Avant notre départ pour le Bénin, beaucoup de Nigérians doutaient de nous. Certains pensaient que nous pourrions gagner, d'autres non. Mais nous avions foi en notre potentiel. Nous avons travaillé dur et bénéficié du soutien inconditionnel de notre entraîneur, qui nous a inculqué une mentalité de conquérants. En arrivant au Bénin, nous étions déterminés à montrer notre supériorité sur le terrain et à aller chercher le titre. Notre ambition était claire : nous étions là pour gagner.
Lors du premier match, vous avez marqué le premier but du Nigeria contre le pays hôte, le Bénin (victoire 3-0). Comment avez-vous vécu ce moment ?
C'était un moment exceptionnel pour moi. Jouer une Coupe d'Afrique des Nations U-20 est une opportunité immense pour un jeune joueur. Ces tournois de jeunes sont une vitrine incroyable : l’Afrique entière regarde, et c'est l'occasion de se faire remarquer. Marquer lors du premier match a été une immense fierté. C'est là que j'ai compris à quel point il était important de saisir chaque instant sur le terrain.
D'après vous, qu'est-ce qui a fait la force du Nigeria lors de cette compétition ?
Notre collectif ! Nous avions des joueurs talentueux comme John Obi Mikel, qui était très fort au milieu de terrain. L'équipe était bien équilibrée : nous avions des défenseurs solides, des milieux qui savaient garder le ballon et des attaquants efficaces. Chacun connaissait son rôle. Nous défendions ensemble, nous attaquions ensemble. C'est cette unité qui nous a permis d'être champions d'Afrique.
Que représente ce titre de champion d'Afrique U-20 pour vous ?
C’est un rêve devenu réalité. Quand j'étais gamin, je jouais pieds nus dans les rues de mon quartier, en regardant les grands joueurs comme Jay-Jay Okocha ou Nwankwo Kanu à la télévision. J’ai toujours rêvé de porter le maillot de l'équipe nationale. Gagner ce titre a été une étape essentielle dans ma carrière.
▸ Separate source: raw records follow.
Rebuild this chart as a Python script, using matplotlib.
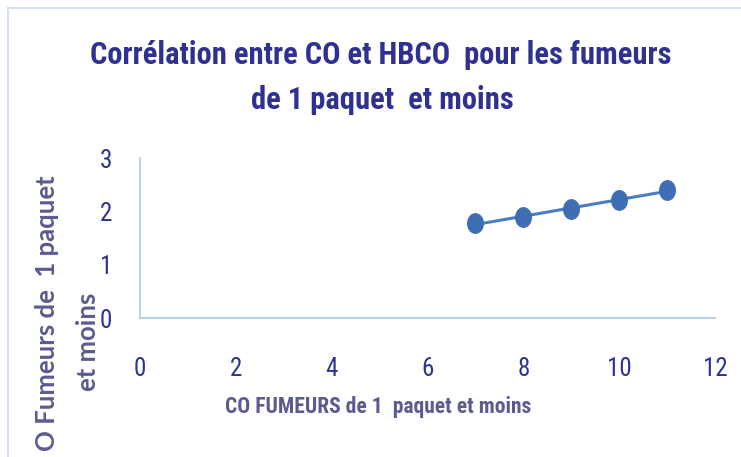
import matplotlib
matplotlib.use("Agg")
import matplotlib.pyplot as plt
from matplotlib.lines import Line2D
from matplotlib.path import Path
import numpy as np

co_values = [7, 8, 9, 10, 11]
hbco_values = [1.78, 1.89, 2.04, 2.21, 2.40]
x_ticks = [0, 2, 4, 6, 8, 10, 12]
y_ticks = [0, 1, 2, 3]

title_l1 = "Corrélation entre CO et HBCO  pour les fumeurs"
title_l2 = "de 1 paquet  et moins"
xlabel = "CO FUMEURS de 1  paquet et moins"
ylabel_l1 = "O Fumeurs de  1 paquet"
ylabel_l2 = "et moins"

font = "Roboto Condensed"
yfont = "Lato"

W, H = 741, 457
fig = plt.figure(figsize=(W/100, H/100), dpi=100)

ax = fig.add_axes([140/W, 1-318/H, 575/W, 160/H])
t = np.linspace(0, 2*np.pi, 41)
ellipse = Path(np.column_stack([0.8*np.cos(t), np.sin(t)]), closed=True)
pt_color = "#3F6DB3"
ax.plot(co_values, hbco_values, linestyle='none', marker=ellipse, color=pt_color,
        markersize=14, zorder=3)
slope, intercept = np.polyfit(co_values, hbco_values, 1)
xs = np.array([min(co_values), max(co_values)])
ax.plot(xs, slope*xs+intercept, '-', color="#4A7CC4", lw=2.2, zorder=2)

ax.set_xlim(0, 12)
ax.set_ylim(0, 3)
ax.set_xticks(x_ticks)
ax.set_yticks(y_ticks)
tick_color = "#2E3192"
ax.tick_params(axis='both', length=0, labelsize=18, colors=tick_color)
ax.tick_params(axis='x', pad=28)
ax.tick_params(axis='y', pad=20)
for lab in ax.get_xticklabels() + ax.get_yticklabels():
    lab.set_fontfamily(font)
for s in ['top', 'right']:
    ax.spines[s].set_visible(False)
for s in ['left', 'bottom']:
    ax.spines[s].set_color("#A9C8EA")
    ax.spines[s].set_linewidth(1.2)

title_color = "#2E3192"
fig.text(381/W, 1-55/H, title_l1, ha='center', va='center', fontsize=22,
         fontweight='bold', color=title_color, family=font)
fig.text(382/W, 1-100/H, title_l2, ha='center', va='center', fontsize=22,
         fontweight='bold', color=title_color, family=font)

label_color = "#5B5B90"
fig.text(378/W, 1-407/H, xlabel, ha='center', va='center', fontsize=15.5,
         fontweight='bold', color=label_color, family=font)
fig.text(47/W, 1-175/H, ylabel_l1, ha='center', va='top', rotation=90, fontsize=18.5,
         fontweight='bold', color=label_color, family=yfont)
fig.text(88/W, 1-342/H, ylabel_l2, ha='center', va='center', rotation=90, fontsize=18.5,
         fontweight='bold', color=label_color, family=yfont)

border = "#D6E2F2"
fig.add_artist(Line2D([8/W, 8/W], [0, 1-8/H], color=border, lw=1.5))
fig.add_artist(Line2D([8/W, 1], [1-8/H, 1-8/H], color=border, lw=1.5))

fig.savefig("out.png", dpi=100)
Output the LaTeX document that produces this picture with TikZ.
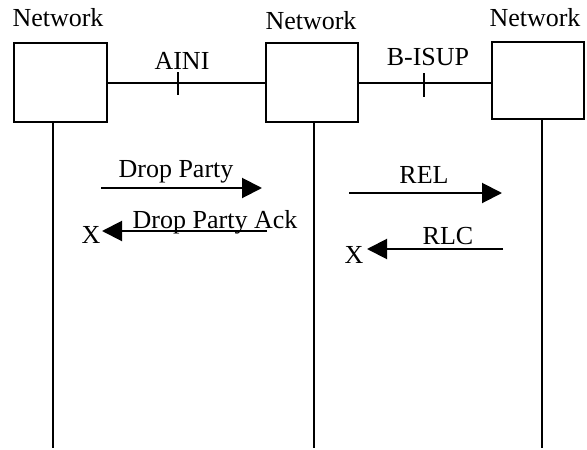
\documentclass[tikz,border=0pt]{standalone}
\usepackage{fontspec}
\setmainfont{Liberation Serif}
\usetikzlibrary{arrows.meta}
\begin{document}
\begin{tikzpicture}[x=1pt,y=-1pt,
  every node/.style={font=\fontsize{26}{30}\selectfont},
  lbl/.style={anchor=base, inner sep=0pt},
  box/.style={draw, line width=2pt, inner sep=0pt},
  ln/.style={line width=2pt},
  msg/.style={line width=2pt, -{Triangle[length=20pt,width=20pt]}}]
\useasboundingbox (0,0) rectangle (587,450);
% boxes
\node[box, minimum width=93pt, minimum height=79pt] (b1) at (60.5,82.5) {};
\node[box, minimum width=92pt, minimum height=79pt] (b2) at (312,82.5) {};
\node[box, minimum width=92pt, minimum height=77pt] (b3) at (538,80.5) {};
% titles
\node[lbl] (t1) at (58,26) {Network};
\node[lbl] (t2) at (311,29) {Network};
\node[lbl] (t3) at (535,26) {Network};
% links
\draw[ln] (b1.east) -- (b2.west);
\draw[ln] (b2.east) -- (b2.east -| b3.west);
\coordinate (k1a) at (178,72); \coordinate (k1b) at (178,95);
\coordinate (k2a) at (424,73); \coordinate (k2b) at (424,97);
\draw[ln] (k1a) -- (k1b);
\draw[ln] (k2a) -- (k2b);
\node[lbl] (aini) at (182,69) {AINI};
\node[lbl] (bisup) at (428,65) {B-ISUP};
% lifelines
\coordinate (l1) at (53,448);
\coordinate (l2) at (314,448);
\coordinate (l3) at (542,448);
\draw[ln] (b1.south -| l1) -- (l1);
\draw[ln] (b2.south -| l2) -- (l2);
\draw[ln] (b3.south -| l3) -- (l3);
% messages
\coordinate (m1s) at (101,188); \coordinate (m1e) at (262,188);
\draw[msg] (m1s) -- (m1e);
\node[lbl] (dp) at (176,177) {Drop Party};
\coordinate (m2s) at (267,231); \coordinate (m2e) at (102,231);
\draw[msg] (m2s) -- (m2e);
\node[lbl] (dpa) at (215,228) {Drop Party Ack};
\node[lbl] (x1) at (91,243) {X};
\coordinate (m3s) at (349,193); \coordinate (m3e) at (502,193);
\draw[msg] (m3s) -- (m3e);
\node[lbl] (rel) at (424,183) {REL};
\coordinate (m4s) at (503,249); \coordinate (m4e) at (367,249);
\draw[msg] (m4s) -- (m4e);
\node[lbl] (rlc) at (448,244) {RLC};
\node[lbl] (x2) at (354,263) {X};
\end{tikzpicture}
\end{document}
Je savais que c'était une opportunité à ne pas manquer, et j’ai tout donné pour en profiter.
Comment avez-vous célébré ce titre ?
C'était incroyable ! En rentrant au Nigeria, nous avons reçu un accueil triomphal. Des milliers de personnes nous attendaient. Même le président nous a reçus. Nous avons partagé un repas avec lui, et il nous a félicités pour notre parcours. Certains joueurs ont ensuite signé des contrats à l'étranger, tandis que d’autres sont restés au pays. C'était le début d’une nouvelle étape pour chacun de nous.
Quelques mois plus tard, vous partez pour la Coupe du Monde U-20 aux Pays-Bas avec le statut de champions d'Afrique. Quelles étaient vos ambitions ?
Nous étions très motivés. Le staff a pris la décision de garder l'ossature de l'équipe qui avait gagné la CAN U-20. Nous voulions aller le plus loin possible. Notre entraîneur nous avait prévenus que la Coupe du Monde était un niveau au-dessus. En Europe, les terrains sont différents, les arbitres sont plus stricts, et chaque erreur peut coûter cher. Nous avons beaucoup travaillé la discipline défensive et analysé les vidéos des équipes adverses. Nous étions prêts à relever le défi.
Votre parcours a été impressionnant : victoire contre l’Ukraine(1-0) en huitième, contre les Pays-Bas (1-1, 10 tab 9) en quart et le Maroc (3-0) en demi-finale. Puis vient la finale contre l'Argentine et un certain Lionel Messi.
Oui, et ce qui était fou, c'est que nous partagions le même hôtel que les Argentins. Nous les croisions au restaurant, nous les observions. Nous étions prêts pour la finale. Malheureusement, nous avons concédé deux penalties transformés par Messi (2-1). Il était déjà impressionnant à cet âge. Nous avons tout donné, mais nous avons manqué de réussite. L’Argentine était une très grande équipe, avec des joueurs comme Sergio Agüero. Nous étions déçus, mais fiers de notre parcours.
Quand vous regardez en arrière, quel regard portez-vous sur cette année 2005 ?
C'était une année inoubliable. J’ai signé à l’Olympique de Marseille, mon premier club européen puis j’ai gagné la CAN U-20 et atteint la finale d’une Coupe du Monde, c’est quelque chose que peu de joueurs vivent. Cette équipe restera toujours spéciale pour moi. La Coupe d’Afrique des Nations U-20 a lancé ma carrière. J’en garde des souvenirs incroyables et une grande fierté.